Num mundo onde o silêncio dos veículos elétricos ameaça tornar as estradas assustadoramente calmas, surge uma nova profissão que poucos conhecem: especialista em bioacústica de motores.
Imagine um compositor, que, em vez de escrever sinfonias para orquestras, cria sons para motores que, sem a sua intervenção, seriam mudos. Afinal, o ronco de um motor sempre teve algo de musical e os engenheiros acústicos da indústria automóvel querem que a transição para os veículos elétricos continue a trazer “melodia” e segurança, sobretudo, nos grandes centros urbanos.
O trabalho de um especialista em bioacústica é, assim, um cruzamento entre ciência, engenharia e, de certo modo, arte. Este profissional utiliza uma combinação de equipamentos de som de alta tecnologia, software avançado e estudos de perceção sonora para criar um som específico para cada modelo de automóvel. A fase de desenvolvimento envolve gravações e modulações, onde sons reais e artificiais são misturados até que se atinja o efeito desejado.
Esta é uma profissão recente, mas que promete marcar o futuro da mobilidade. Sem eles, os peões correm o risco de ser surpreendidos por veículos que surgem quase sem aviso. Por isso, estes especialistas não se limitam a criar sons: têm de inventar uma “personalidade sonora” para o modelo, algo que seja, ao mesmo tempo, funcional e, já agora, agradável ao ouvido.

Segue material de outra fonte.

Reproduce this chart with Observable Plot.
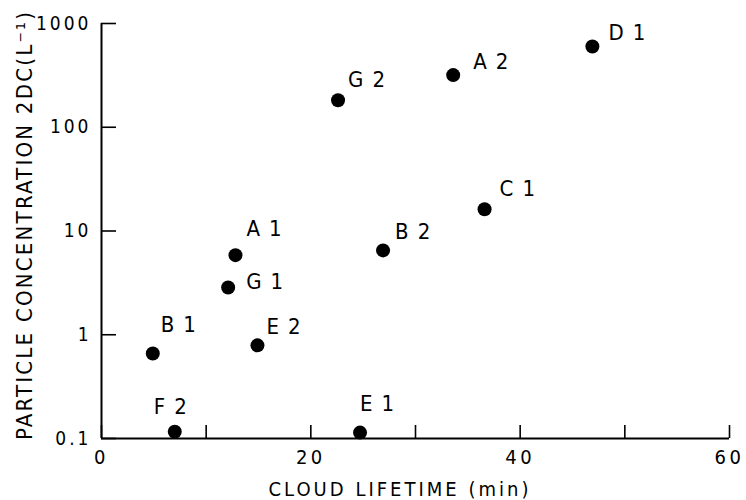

Mas como se cria o som ideal para um carro que nasceu para ser silencioso? É esse o trabalho e o mundo insólito dos especialistas em bioacústica de motores, bem como o impacto desta profissão nos veículos elétricos que vemos (ou ouvimos, em alguns casos) na via pública.
Legislação europeia
Os veículos elétricos, ao contrário dos seus “congéneres” a gasolina ou gasóleo, são quase totalmente silenciosos, principalmente em baixas velocidades. Esta ausência de som representa um avanço significativo no que toca à poluição sonora, mas traz um problema de segurança: sem barulho, os peões e ciclistas têm mais dificuldade em perceber a aproximação de um carro elétrico.
Reconhecendo este desafio, a União Europeia introduziu o Regulamento (UE) 540/2014, que obriga todos os veículos elétricos e híbridos a incluírem um sistema de alerta sonoro conhecido como Acoustic Vehicle Alerting System (AVAS).
Esse sistema deve emitir um som audível a baixas velocidades (até 20 km/h) de circulação e em marcha-atrás, garantindo a segurança de peões e outros utilizadores da via. Surgia, deste modo, a figura do especialista em bioacústica de motores, um engenheiro de som que se dedica a garantir que o veículo elétrico não seja só ouvido, mas que se destaque por ter um som único e identificável.
A tarefa deste profissional passa por criar sons que sejam, ao mesmo tempo, audíveis, agradáveis e característicos da marca. Não se trata de recriar o barulho de um motor de combustão — o desafio é, antes, desenvolver uma nova identidade sonora para cada veículo elétrico.
Resposta das marcas
A resposta das marcas fez-se ouvir. A Renault, com o seu modelo elétrico ZOE, desenvolveu um som exclusivo parecido com o de uma nave espacial, que varia dependendo das condições de condução e da velocidade.
A marca optou por criar sons que se ajustam ao ambiente, sendo mais audíveis em áreas urbanas movimentadas e mais suaves em locais mais tranquilos. O som foi projetado para ser futurista, mas mantendo um toque familiar, que reflete a imagem acessível e inovadora da marca.
Já a Nissan, por exemplo (uma das primeiras a implementar um sistema de som distinto no seu modelo elétrico LEAF) recorreu, também, a um som futurista e ligeiramente agudo para alertar os peões.
A Porsche, conhecida pelo seu legado desportivo, criou um som específico para o Taycan, que combina um toque tecnológico com a essência robusta de um carro desportivo, garantindo que mesmo um elétrico consiga transmitir performance e dinamismo através do som.
A BMW, por outro lado, contratou o célebre compositor Hans Zimmer para desenvolver sons para os seus veículos elétricos i, incluindo o i4 e o iX. O objetivo foi criar uma experiência sonora premium e emocional que refletisse o ADN da marca, mostrando que o som de um carro pode ser uma extensão da sua identidade.
No caso da Mercedes-Benz, o som dos seus veículos elétricos, como o EQS, foi pensado para transmitir elegância e sofisticação, sem deixar de lado a funcionalidade de alerta.